With reference now to FIG. 14, a headliner 242 of the vehicle 14 is configured to couple with the hybrid bracket 10A via the front-pillar section 18. The headliner 242 can form a headliner extension 244 that can be received within the reception space 78 formed by the rear section 58 of the triple attachment protrusion 52. A headliner fastener 246 can be engaged with the headliner extension 244 and disposed within the overhang aperture 79 to facilitate the installation of the headliner 242 to the hybrid bracket 10A. Further, a headliner clip 248 can be attached with the headliner fastener 246 to further facilitate the installation of the headliner 242 to the hybrid bracket 10A. Generally, the headliner fastener 246 can be a screw and the headliner clip 248 can be a J-nut configured to engage with the headliner fastener 246 to secure the headliner fastener 246, and thereby the headliner 242 to the hybrid bracket 10A.

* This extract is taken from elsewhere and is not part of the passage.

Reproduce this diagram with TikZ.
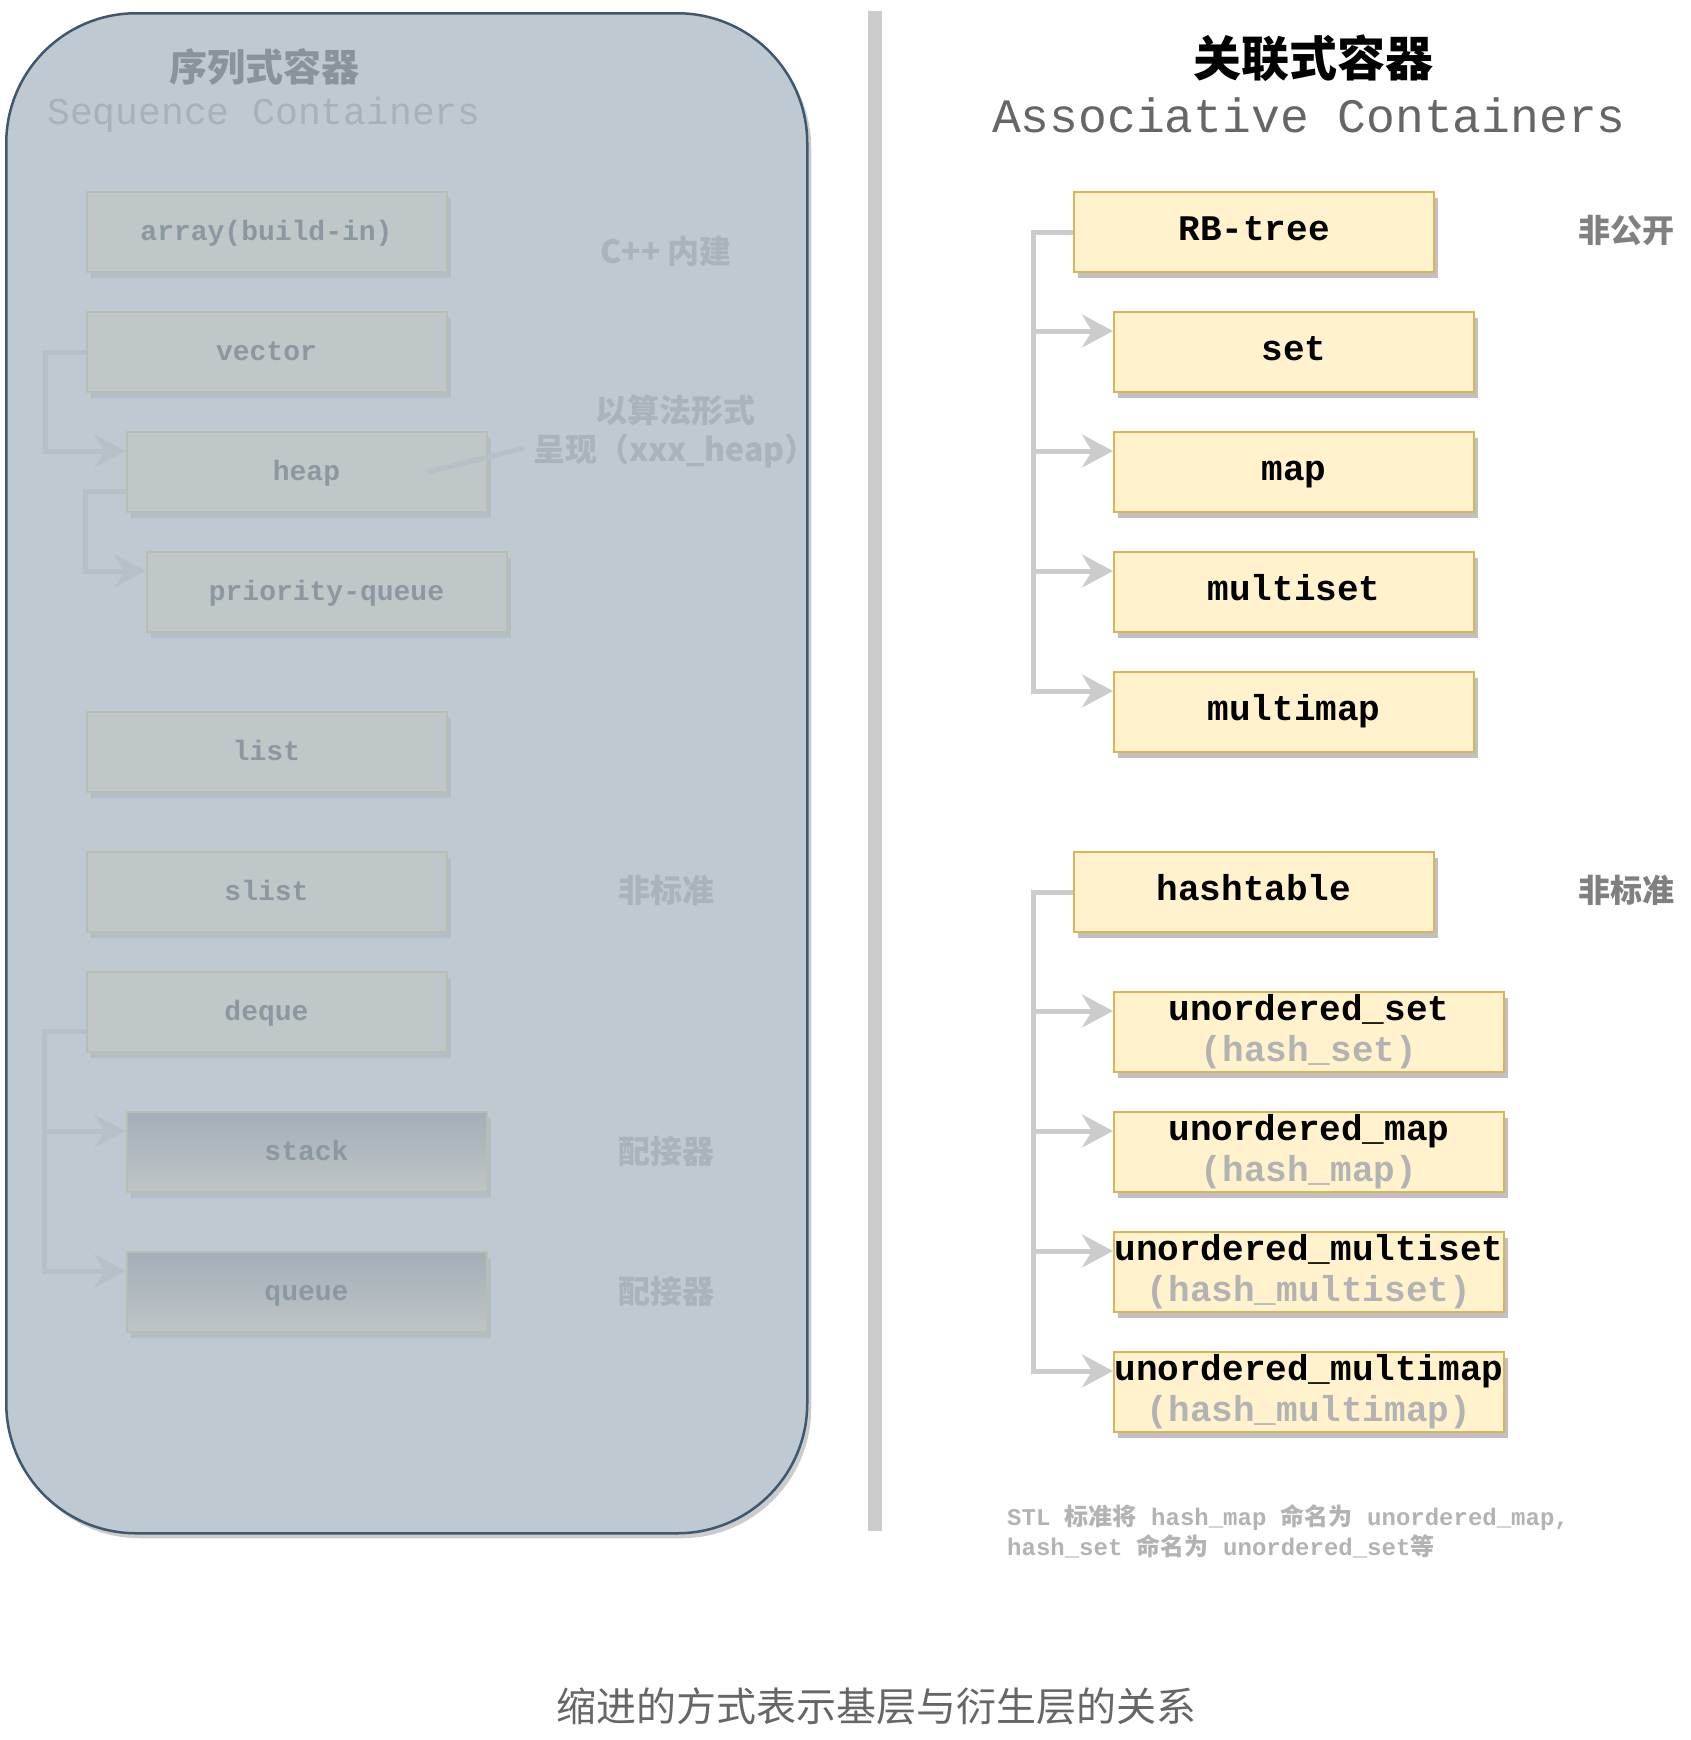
\documentclass[tikz,border=0pt]{standalone}
\usepackage{fontspec}
\setmonofont{Liberation Mono}
\newfontfamily\cjk{Noto Sans CJK SC}
\newcommand\zhtext[1]{{\cjk #1}}
\usetikzlibrary{arrows.meta,shadows}
\definecolor{seqfill}{HTML}{BFC9D1}
\definecolor{seqline}{HTML}{3E5870}
\definecolor{seqshd}{HTML}{CCCCCC}
\definecolor{fadefill}{HTML}{C0C7C9}
\definecolor{fadeline}{HTML}{B8BFB2}
\definecolor{fadeshd}{HTML}{B3BDC6}
\definecolor{fadetext}{HTML}{8C98A1}
\definecolor{fadeconn}{HTML}{B5C0C9}
\definecolor{fadelabel}{HTML}{A8B3BC}
\definecolor{fadetitle}{HTML}{8A939B}
\definecolor{fadesub}{HTML}{A7B1B9}
\definecolor{fadetop}{HTML}{A3AEB8}
\definecolor{fadebot}{HTML}{BEC5C6}
\definecolor{boxfill}{HTML}{FFF2CC}
\definecolor{boxline}{HTML}{D6B656}
\definecolor{boxshd}{HTML}{C0C0C0}
\definecolor{connclr}{HTML}{CCCCCC}
\definecolor{subtext}{HTML}{B3B3B3}
\definecolor{midgray}{HTML}{808080}
\definecolor{captgray}{HTML}{666666}

\begin{document}
\begin{tikzpicture}[x=1pt,y=-1pt]
\tikzstyle{every node}+=[inner sep=0pt]
\tikzstyle{basebox}=[rectangle, line width=2pt, minimum height=80pt, anchor=north west]
\tikzstyle{assoc}=[basebox, draw=boxline, fill=boxfill, minimum width=360pt, general shadow={fill=boxshd, shadow xshift=4pt, shadow yshift=-6pt}, font=\fontsize{36}{41}\selectfont\ttfamily\bfseries, text height=25pt, text depth=8pt]
\tikzstyle{hashbox}=[assoc, minimum width=390pt, align=center, text height=, text depth=]
\tikzstyle{seqitem}=[basebox, draw=fadeline, fill=fadefill, text=fadetext, minimum width=360pt, general shadow={fill=fadeshd, shadow xshift=4pt, shadow yshift=-6pt}, font=\fontsize{28}{32}\selectfont\ttfamily\bfseries, text height=22pt, text depth=5pt]
\tikzstyle{adaptor}=[seqitem, top color=fadetop, bottom color=fadebot]
\tikzstyle{link}=[draw=connclr, line width=5pt, -{Stealth[length=31pt,width=33pt,inset=10pt]}]
\tikzstyle{fadelink}=[link, draw=fadeconn]
\tikzstyle{sidenote}=[font=\fontsize{32}{39}\selectfont\cjk\bfseries, text=midgray]
\tikzstyle{fadenote}=[sidenote, text=fadelabel]
\useasboundingbox (0,0) rectangle (1690,1740);
\node (seq) [draw=seqline, fill=seqfill, line width=2.5pt, rounded corners=130pt, minimum width=801pt, minimum height=1520pt, anchor=north west, general shadow={fill=seqshd, shadow xshift=4pt, shadow yshift=-5pt}] at (5,12) {};
\draw [draw=connclr, line width=14pt] (875,11) -- (875,1531);
\node (seqzh) [font=\fontsize{38}{44}\selectfont\cjk\bfseries, text=fadetitle] at (264,67) {序列式容器};
\node (seqen) [font=\fontsize{38}{44}\selectfont\ttfamily, text=fadesub] at (264,115) {Sequence Containers};
\node (array) [seqitem] at (85.5,191) {array(build-in)};
\node (vector) [seqitem] at (85.5,311) {vector};
\node (heap) [seqitem] at (125.5,431) {heap};
\node (pq) [seqitem] at (145.5,551) {priority-queue};
\node (list) [seqitem] at (85.5,711) {list};
\node (slist) [seqitem] at (85.5,851) {slist};
\node (deque) [seqitem] at (85.5,971) {deque};
\node (stack) [adaptor] at (125.5,1111) {stack};
\node (queue) [adaptor] at (125.5,1251) {queue};
\node (builtin) [fadenote] at (666,251) {C++ 内建};
\node (heaplbl) [fadenote, align=center] at (675,431) {以算法形式\\呈现（xxx\_heap）};
\node (nonstd) [fadenote] at (666,890) {非标准};
\node (adapt1) [fadenote] at (666,1151) {配接器};
\node (adapt2) [fadenote] at (666,1291) {配接器};
\coordinate (heaptip) at (524,448);
\draw [fadelink] (vector.west) -- ++(-40,0) |- ([yshift=-20pt]heap.north west);
\draw [fadelink] ([yshift=-60pt]heap.north west) -- ++(-40,0) |- ([yshift=-20pt]pq.north west);
\foreach \c in {stack,queue}
  \draw [fadelink] ([yshift=-60pt]deque.north west) -- ++(-41,0) |- ([yshift=-20pt]\c.north west);
\draw [draw=fadeconn, line width=5pt] (heaptip) -- ([xshift=-60pt]heap.east);
\node (asszh) [font=\fontsize{48}{56}\selectfont\cjk\bfseries] at (1313,58) {关联式容器};
\node (assen) [font=\fontsize{48}{56}\selectfont\ttfamily, text=captgray] at (1309,115) {Associative Containers};
\node (rbtree) [assoc] at (1073,191) {RB-tree};
\node (set) [assoc] at (1113,311) {set};
\node (map) [assoc] at (1113,431) {map};
\node (multiset) [assoc] at (1113,551) {multiset};
\node (multimap) [assoc] at (1113,671) {multimap};
\node (hashtable) [assoc] at (1073,851) {hashtable};
\node (uset) [hashbox] at (1113,991) {unordered\_set\\\textcolor{subtext}{(hash\_set)}};
\node (umap) [hashbox] at (1113,1111) {unordered\_map\\\textcolor{subtext}{(hash\_map)}};
\node (umset) [hashbox] at (1113,1231) {unordered\_multiset\\\textcolor{subtext}{(hash\_multiset)}};
\node (ummap) [hashbox] at (1113,1351) {unordered\_multimap\\\textcolor{subtext}{(hash\_multimap)}};
\node (private) [sidenote] at (1626,230) {非公开};
\node (nonstd2) [sidenote] at (1626,890) {非标准};
\foreach \c in {set,map,multiset,multimap}
  \draw [link] (rbtree.west) -- ++(-40,0) |- ([yshift=-20pt]\c.north west);
\foreach \c in {uset,umap,umset,ummap}
  \draw [link] (hashtable.west) -- ++(-40,0) |- ([yshift=-20pt]\c.north west);
\node (hashnote) [anchor=west, align=left, font=\fontsize{24}{30}\selectfont\bfseries, text=subtext] at (1007,1531) {\texttt{STL }\zhtext{标准将}\texttt{ hash\_map }\zhtext{命名为}\texttt{ unordered\_map,}\\\texttt{hash\_set }\zhtext{命名为}\texttt{ unordered\_set}\zhtext{等}};
\node (caption) [font=\fontsize{40}{48}\selectfont\cjk, text=captgray] at (876,1706) {缩进的方式表示基层与衍生层的关系};
\end{tikzpicture}
\end{document}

With reference now to FIG. 15, one or more hybrid brackets 10A, 10B can be installed within the vehicle 14. Specifically, as shown in FIG. 14, the hybrid bracket 10A can be installed at the passenger side 11 of the vehicle 14, and the hybrid bracket 10B can be installed at the driver side 15 of the vehicle 14.

Use of the present concept may provide a variety of advantages. First, the use of a hybrid bracket 10A, 10B that can be a single unitary body capable of attaching to both the front and middle-pillar 22, 24 reduces part count and increases the efficiency of the manufacturing process. Further, the use of a single bracket reduces the space needed to install the bracket, allowing for a larger top window, or “sky garden” to be installed. Additionally, attaching the front-pillar trim piece 224, the middle-pillar trim piece 232, and the headliner 242 to the hybrid bracket 10A, 10B reduces variation in the appearance and form of the trim visible to the user, thereby enhancing the aesthetics and perceived quality of the vehicle 14. Also, the use of an injection molded process or an insert molding process to form the hybrid bracket 10A, 10B while coupling the inserts 92, 176, 180 to the hybrid bracket 10A, 10B allows the hybrid bracket 10A, 10B to be formed of two dissimilar materials, each with unique material properties. Specifically, because the hybrid bracket 10A, 10B is substantially formed of a polymeric material, an energy absorptive capacity can be provided by the hybrid bracket 10A, 10B. The use of metal to form the inserts 92, 176, 180 allows the hybrid bracket 10A, 10B to facilitate a metal-to-metal interface between the hybrid bracket 10A, 10B and the air curtain 32.

It is to be understood that variations and modifications can be made on the aforementioned structure without departing from the concepts of the present disclosure, and further it is to be understood that such concepts are intended to be covered by the following claims unless these claims by their language expressly state otherwise.